■ **Available records**:
....
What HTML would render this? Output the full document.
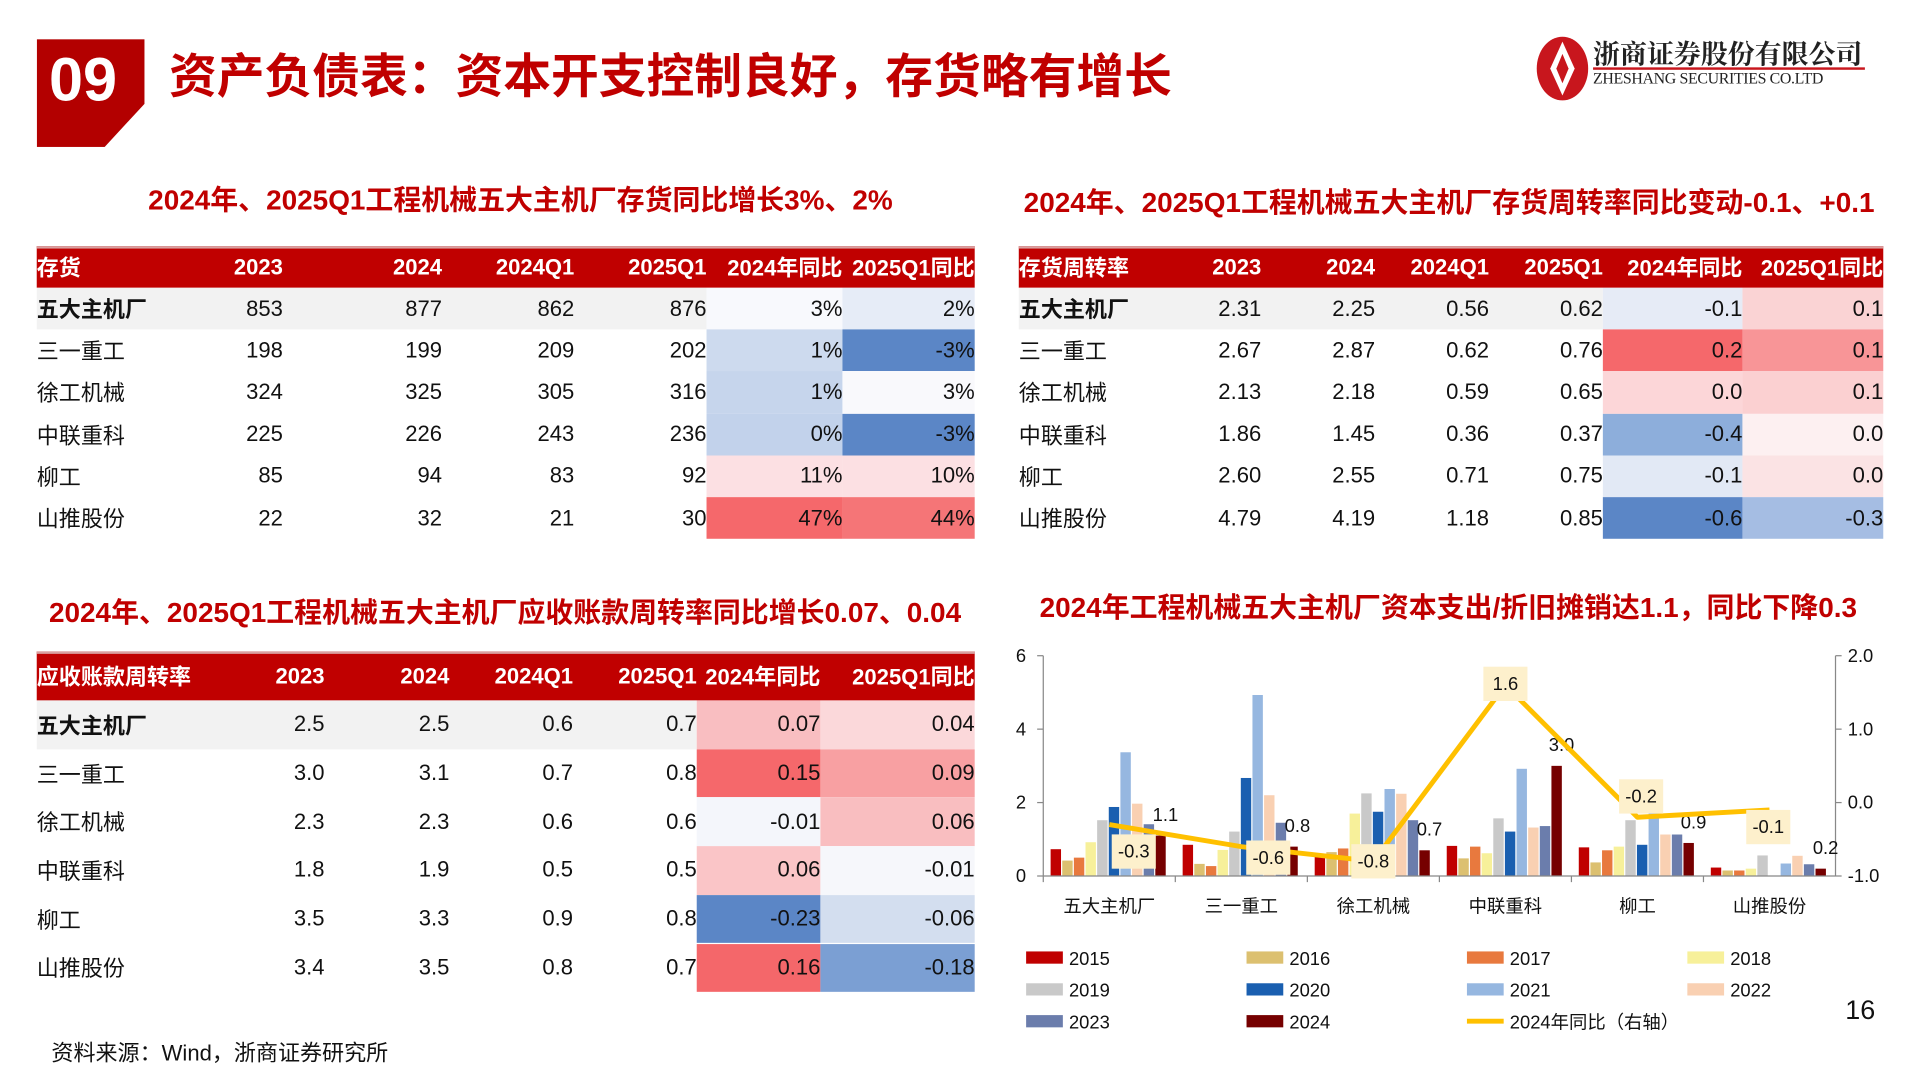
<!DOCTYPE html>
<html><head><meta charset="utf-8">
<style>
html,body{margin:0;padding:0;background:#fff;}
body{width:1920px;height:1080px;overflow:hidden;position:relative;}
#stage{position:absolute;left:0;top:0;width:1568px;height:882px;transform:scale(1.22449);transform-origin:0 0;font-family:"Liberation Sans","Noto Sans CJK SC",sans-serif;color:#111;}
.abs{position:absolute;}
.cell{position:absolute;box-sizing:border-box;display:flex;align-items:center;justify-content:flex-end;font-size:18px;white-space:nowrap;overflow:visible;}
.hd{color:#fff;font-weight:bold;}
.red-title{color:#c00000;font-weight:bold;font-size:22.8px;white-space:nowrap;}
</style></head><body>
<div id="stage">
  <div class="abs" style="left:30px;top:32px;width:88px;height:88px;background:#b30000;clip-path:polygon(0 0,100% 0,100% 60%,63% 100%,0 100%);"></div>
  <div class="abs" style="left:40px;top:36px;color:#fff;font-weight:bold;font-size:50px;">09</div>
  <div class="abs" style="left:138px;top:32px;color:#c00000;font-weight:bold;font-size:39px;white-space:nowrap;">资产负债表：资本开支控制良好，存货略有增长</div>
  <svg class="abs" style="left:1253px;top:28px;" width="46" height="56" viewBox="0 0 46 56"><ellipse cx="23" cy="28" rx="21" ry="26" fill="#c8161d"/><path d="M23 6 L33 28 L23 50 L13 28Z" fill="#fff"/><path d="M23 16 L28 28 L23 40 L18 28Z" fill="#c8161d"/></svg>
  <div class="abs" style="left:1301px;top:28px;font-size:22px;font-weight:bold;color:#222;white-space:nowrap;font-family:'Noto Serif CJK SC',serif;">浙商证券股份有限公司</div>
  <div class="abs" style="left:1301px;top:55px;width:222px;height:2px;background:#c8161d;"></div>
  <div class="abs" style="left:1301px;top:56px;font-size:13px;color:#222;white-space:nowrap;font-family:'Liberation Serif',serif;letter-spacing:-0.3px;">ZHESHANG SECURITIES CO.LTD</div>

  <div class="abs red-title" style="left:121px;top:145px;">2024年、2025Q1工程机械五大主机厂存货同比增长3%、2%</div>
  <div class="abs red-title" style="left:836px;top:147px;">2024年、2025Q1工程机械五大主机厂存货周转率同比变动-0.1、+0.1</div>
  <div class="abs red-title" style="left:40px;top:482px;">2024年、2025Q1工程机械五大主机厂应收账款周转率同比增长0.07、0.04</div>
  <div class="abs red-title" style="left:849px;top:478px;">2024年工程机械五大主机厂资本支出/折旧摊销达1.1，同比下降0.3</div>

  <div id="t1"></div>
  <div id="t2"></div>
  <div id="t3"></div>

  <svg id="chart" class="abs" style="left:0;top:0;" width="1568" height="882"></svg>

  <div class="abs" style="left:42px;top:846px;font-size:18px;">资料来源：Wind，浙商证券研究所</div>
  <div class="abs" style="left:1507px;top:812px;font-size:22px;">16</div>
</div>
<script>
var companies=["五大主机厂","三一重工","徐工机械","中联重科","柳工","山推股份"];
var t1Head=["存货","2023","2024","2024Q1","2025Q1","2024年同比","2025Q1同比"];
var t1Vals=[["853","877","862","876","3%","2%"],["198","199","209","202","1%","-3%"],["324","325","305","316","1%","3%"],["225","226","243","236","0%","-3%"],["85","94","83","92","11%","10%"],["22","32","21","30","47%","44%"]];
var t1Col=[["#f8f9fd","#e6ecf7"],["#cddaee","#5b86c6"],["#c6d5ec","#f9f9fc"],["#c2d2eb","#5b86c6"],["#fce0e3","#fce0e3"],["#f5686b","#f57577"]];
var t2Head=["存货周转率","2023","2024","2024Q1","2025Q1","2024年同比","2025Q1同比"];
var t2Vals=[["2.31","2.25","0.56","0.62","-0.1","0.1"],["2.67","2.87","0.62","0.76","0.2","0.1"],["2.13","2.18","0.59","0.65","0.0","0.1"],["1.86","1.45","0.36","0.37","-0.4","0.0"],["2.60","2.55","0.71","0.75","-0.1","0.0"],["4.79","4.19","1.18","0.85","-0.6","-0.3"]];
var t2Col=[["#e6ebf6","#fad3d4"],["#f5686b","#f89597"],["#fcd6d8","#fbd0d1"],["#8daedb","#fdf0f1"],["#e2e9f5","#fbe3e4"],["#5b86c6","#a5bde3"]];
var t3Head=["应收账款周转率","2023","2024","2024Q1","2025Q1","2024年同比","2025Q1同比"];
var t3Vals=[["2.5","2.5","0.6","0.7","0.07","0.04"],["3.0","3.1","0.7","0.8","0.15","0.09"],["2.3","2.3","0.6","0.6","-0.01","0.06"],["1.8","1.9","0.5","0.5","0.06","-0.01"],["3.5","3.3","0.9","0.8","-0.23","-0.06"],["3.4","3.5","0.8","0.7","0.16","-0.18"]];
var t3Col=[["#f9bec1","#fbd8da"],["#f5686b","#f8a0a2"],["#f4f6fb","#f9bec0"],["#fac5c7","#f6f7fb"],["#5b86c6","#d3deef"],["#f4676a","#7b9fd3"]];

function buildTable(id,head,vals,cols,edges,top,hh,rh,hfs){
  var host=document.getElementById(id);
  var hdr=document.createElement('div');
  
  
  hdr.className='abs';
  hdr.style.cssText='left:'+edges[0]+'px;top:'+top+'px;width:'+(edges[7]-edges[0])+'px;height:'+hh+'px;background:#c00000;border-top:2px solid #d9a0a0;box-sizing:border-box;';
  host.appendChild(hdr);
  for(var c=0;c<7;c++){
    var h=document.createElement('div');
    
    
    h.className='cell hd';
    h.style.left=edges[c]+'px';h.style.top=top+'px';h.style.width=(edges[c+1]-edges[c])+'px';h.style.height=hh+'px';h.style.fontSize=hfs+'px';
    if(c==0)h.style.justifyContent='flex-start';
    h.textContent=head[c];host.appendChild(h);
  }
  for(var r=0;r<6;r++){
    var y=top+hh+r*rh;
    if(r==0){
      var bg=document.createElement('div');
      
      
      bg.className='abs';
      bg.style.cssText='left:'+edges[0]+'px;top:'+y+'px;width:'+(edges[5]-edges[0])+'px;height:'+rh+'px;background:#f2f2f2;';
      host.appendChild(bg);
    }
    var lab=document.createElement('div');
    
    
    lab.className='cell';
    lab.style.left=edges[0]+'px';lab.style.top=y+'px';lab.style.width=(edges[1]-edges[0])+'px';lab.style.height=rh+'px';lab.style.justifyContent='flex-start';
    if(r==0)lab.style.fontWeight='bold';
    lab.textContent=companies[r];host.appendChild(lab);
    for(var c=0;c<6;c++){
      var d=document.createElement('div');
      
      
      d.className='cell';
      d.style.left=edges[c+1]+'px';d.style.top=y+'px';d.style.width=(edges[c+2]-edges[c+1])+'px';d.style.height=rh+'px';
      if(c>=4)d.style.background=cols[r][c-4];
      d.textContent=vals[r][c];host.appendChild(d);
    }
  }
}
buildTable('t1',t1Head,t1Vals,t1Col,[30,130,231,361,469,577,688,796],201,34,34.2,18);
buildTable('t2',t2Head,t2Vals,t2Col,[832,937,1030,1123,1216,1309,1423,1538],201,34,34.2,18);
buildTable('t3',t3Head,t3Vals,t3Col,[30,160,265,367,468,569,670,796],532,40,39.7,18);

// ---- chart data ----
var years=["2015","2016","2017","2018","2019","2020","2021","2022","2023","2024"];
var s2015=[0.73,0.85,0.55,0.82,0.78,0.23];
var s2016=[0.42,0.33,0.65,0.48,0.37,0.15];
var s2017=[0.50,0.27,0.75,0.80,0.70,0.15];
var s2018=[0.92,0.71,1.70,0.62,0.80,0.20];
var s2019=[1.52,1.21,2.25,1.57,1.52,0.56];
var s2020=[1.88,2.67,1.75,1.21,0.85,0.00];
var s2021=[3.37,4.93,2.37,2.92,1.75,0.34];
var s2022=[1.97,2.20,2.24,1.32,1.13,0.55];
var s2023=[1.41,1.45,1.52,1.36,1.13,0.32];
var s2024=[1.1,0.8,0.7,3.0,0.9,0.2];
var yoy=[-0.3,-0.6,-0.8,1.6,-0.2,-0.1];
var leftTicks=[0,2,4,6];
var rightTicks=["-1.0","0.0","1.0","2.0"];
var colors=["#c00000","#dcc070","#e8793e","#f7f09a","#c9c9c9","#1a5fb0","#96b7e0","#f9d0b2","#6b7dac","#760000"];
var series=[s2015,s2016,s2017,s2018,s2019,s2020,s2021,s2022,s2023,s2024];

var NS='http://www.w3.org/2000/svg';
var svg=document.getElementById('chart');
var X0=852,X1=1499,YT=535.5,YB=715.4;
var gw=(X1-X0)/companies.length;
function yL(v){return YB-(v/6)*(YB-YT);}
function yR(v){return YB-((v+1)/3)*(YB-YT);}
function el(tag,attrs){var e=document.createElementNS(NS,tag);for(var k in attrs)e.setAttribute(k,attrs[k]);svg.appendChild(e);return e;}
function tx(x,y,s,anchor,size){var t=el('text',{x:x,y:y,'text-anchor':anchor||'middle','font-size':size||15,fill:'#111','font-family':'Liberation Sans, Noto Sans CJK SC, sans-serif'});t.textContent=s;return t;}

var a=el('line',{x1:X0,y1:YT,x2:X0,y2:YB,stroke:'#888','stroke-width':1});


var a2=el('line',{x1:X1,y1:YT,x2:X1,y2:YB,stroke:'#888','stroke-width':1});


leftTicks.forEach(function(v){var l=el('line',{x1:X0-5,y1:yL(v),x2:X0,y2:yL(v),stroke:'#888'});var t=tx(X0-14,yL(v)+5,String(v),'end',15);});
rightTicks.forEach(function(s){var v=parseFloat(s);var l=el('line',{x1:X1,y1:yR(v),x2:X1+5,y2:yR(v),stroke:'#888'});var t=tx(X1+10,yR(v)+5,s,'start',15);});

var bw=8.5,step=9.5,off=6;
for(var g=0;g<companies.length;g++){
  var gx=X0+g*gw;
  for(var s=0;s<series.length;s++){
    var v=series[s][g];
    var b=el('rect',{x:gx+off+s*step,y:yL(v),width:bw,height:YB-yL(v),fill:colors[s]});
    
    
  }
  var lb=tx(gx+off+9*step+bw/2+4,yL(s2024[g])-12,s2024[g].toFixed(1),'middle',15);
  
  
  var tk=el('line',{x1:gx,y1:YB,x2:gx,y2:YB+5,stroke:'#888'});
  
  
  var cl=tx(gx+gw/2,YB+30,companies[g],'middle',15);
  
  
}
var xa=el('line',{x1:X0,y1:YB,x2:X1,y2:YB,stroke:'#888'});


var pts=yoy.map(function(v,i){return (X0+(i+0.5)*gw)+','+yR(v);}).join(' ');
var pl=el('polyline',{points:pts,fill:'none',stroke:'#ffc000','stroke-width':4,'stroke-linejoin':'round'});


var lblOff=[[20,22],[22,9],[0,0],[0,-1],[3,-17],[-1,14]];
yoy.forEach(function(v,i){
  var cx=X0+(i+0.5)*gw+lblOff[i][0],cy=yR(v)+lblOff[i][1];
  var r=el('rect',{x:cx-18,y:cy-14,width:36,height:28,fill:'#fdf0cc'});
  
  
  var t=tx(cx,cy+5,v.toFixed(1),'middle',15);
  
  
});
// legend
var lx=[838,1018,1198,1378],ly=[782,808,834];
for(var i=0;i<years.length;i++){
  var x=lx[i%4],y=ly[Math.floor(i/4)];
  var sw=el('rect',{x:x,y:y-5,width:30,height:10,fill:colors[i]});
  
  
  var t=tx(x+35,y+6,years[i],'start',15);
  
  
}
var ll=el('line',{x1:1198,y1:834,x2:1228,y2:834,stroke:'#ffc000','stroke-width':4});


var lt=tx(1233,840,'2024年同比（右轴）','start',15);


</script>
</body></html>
....
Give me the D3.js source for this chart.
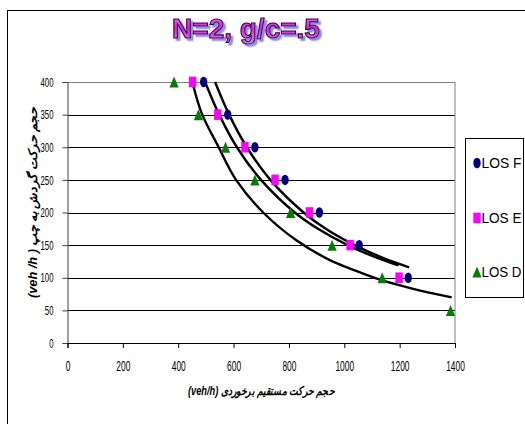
....
■ **The exercise**: Scan the material above. Return every line containing the string "chart".

■ **Response to this exercise**:
  <svg id="chart" class="abs" style="left:0;top:0;" width="1568" height="882"></svg>
// ---- chart data ----
var svg=document.getElementById('chart');
Give me the D3.js source for this chart.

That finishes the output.